Down the rabbit hole with Alice in Cartoonland

Coming up with the title for this blog I could think of so many Alice in Wonderland inspired puns it was hard to pick just one. Maybe that's because Lewis Carroll's classic story has become such a part of our culture we find it everywhere. Well, actually that was the Cartoon Museum's premise when they decided to explore how the imagery and illustrations of Alice have pervaded drawing and cartooning from the late nineteenth century to today. Short, sweet and snappy - Alice in Cartoonland is charming and refreshingly straightforward.

Ministry accomplice Becky gets excited
I have to admit, I had never been to the Cartoon Museum before - but the Alice exhibition seemed the perfect time for a first visit. Hidden just around the corner from the British Museum, the tiny Cartoon Museum is a little place with a lot of heart. While the Ministry may never have made it there before- it was clear from the huge crowd the exhibition opening had drawn that this was a place with some seriously loyal fans. Fun house mirrors, a magician dressed at the Mad Hatter, and some amazing Sipsmith gin cocktails certainly set the mood!
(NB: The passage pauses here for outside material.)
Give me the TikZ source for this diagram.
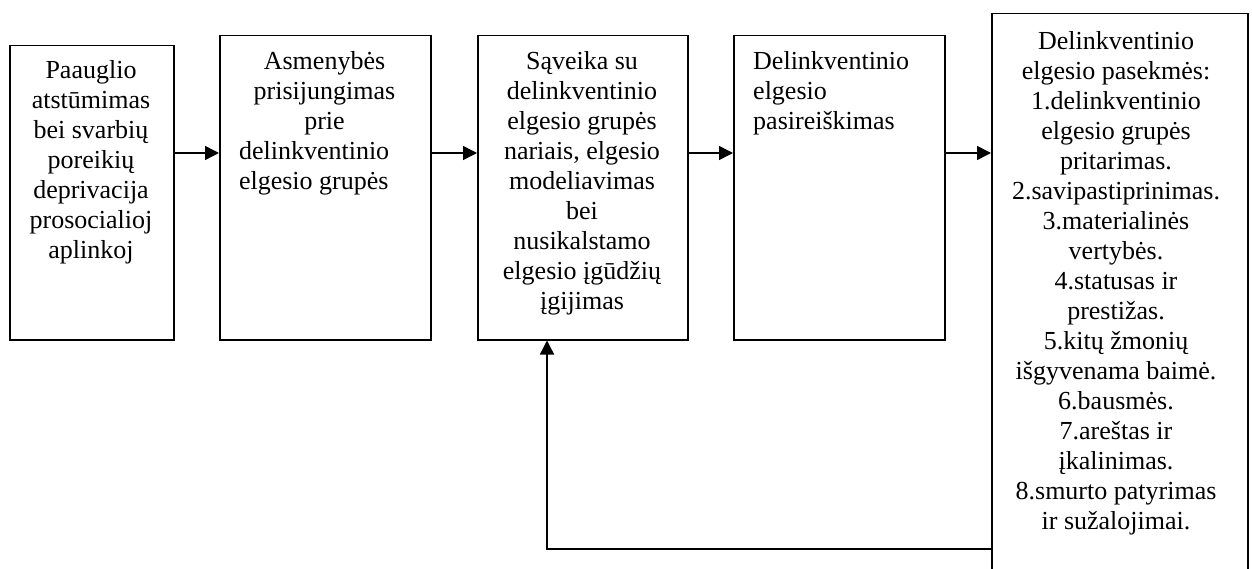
\documentclass[tikz,border=0pt]{standalone}
\usepackage{fontspec}
\setmainfont{Liberation Serif}
\usetikzlibrary{arrows.meta}
\begin{document}
\begin{tikzpicture}[x=1pt,y=-1pt,
  box/.style={draw, line width=1.5pt, rectangle, inner sep=0pt, anchor=north west},
  txt/.style={inner sep=0pt, font=\fontsize{26}{30}\selectfont},
  arr/.style={line width=1.5pt, -{Triangle[length=14pt,width=14pt]}}]
\useasboundingbox (0,0) rectangle (1252,569);
\clip (0,0) rectangle (1252,569);
\node[box, minimum width=164pt, minimum height=294pt] (b1) at (9,45) {};
\node[box, minimum width=211pt, minimum height=304pt] (b2) at (219,35) {};
\node[box, minimum width=210pt, minimum height=304pt] (b3) at (477,35) {};
\node[box, minimum width=211pt, minimum height=304pt] (b4) at (733,35) {};
\node[box, minimum width=256pt, minimum height=607pt] (b5) at (991,13) {};
\node[txt, anchor=north, align=center] (t1) at (91,60.2) {Paauglio\\atstūmimas\\bei svarbių\\poreikių\\deprivacija\\prosocialioj\\aplinkoj};
\node[txt, anchor=north, align=center] (t2) at (324.5,51.2) {Asmenybės\\prisijungimas\\prie\\\makebox[171pt][l]{delinkventinio}\\\makebox[171pt][l]{elgesio grupės}};
\node[txt, anchor=north, align=center] (t3) at (582,51.2) {Sąveika su\\delinkventinio\\elgesio grupės\\nariais, elgesio\\modeliavimas\\bei\\nusikalstamo\\elgesio įgūdžių\\įgijimas};
\node[txt, anchor=north west, align=left] (t4) at (753,51.2) {Delinkventinio\\elgesio\\pasireiškimas};
\node[txt, anchor=north, align=center] (t5) at (1116,31.2) {Delinkventinio\\elgesio pasekmės:\\1.delinkventinio\\elgesio grupės\\pritarimas.\\2.savipastiprinimas.\\3.materialinės\\vertybės.\\4.statusas ir\\prestižas.\\5.kitų žmonių\\išgyvenama baimė.\\6.bausmės.\\7.areštas ir\\įkalinimas.\\8.smurto patyrimas\\ir sužalojimai.};
\coordinate (ay) at (0,153);
\coordinate (fb) at (547,549);
\draw[arr] (b1.east |- ay) -- (b2.west |- ay);
\draw[arr] (b2.east |- ay) -- (b3.west |- ay);
\draw[arr] (b3.east |- ay) -- (b4.west |- ay);
\draw[arr] (b4.east |- ay) -- (b5.west |- ay);
\draw[arr] (b5.west |- fb) -| (b3.south -| fb);
\end{tikzpicture}
\end{document}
Fun with mirrors and the Mad Hatter!
In its relatively small floor space, the Museum packs in two permanent galleries and a sizable temporary exhibition space, in this case absolutely packed with every iteration of Alice inspired image you can imagine. From Carroll's original drawings of his characters, to Victorian political satire, Guinness advertisements, comic book renditions and prints from the famous Disney film, Cartoon land takes you on a tour of our fascination with Alice and her friends. 
Victorian satire

So often these days it seems exhibitions try to be everything and then some. What the Cartoon Museum has done so well is to capture our fascination with Alice on a level that everyone can interact with. Do you like history? It's there. Contemporary art? Got it. Your childhood films? Boom. Wanted to learn something about Lewis Carroll? Of course. 

Simultaneously showing our diverse interpretation of Carroll's story as well as the power and variety of cartoons and drawn images- the visitor walks away remembering their own unique memories of the book, film, characters - or whatever else means the most to them. Without being didactic, Alice in Cartoonland is a fitting celebration of the 150th anniversary of the book's original publication. 

Alice in Cartoonland is on at the Cartoon Museum until the 1st of November. Don't forget to check out their great events series to go with the exhibition! Hat-making anyone?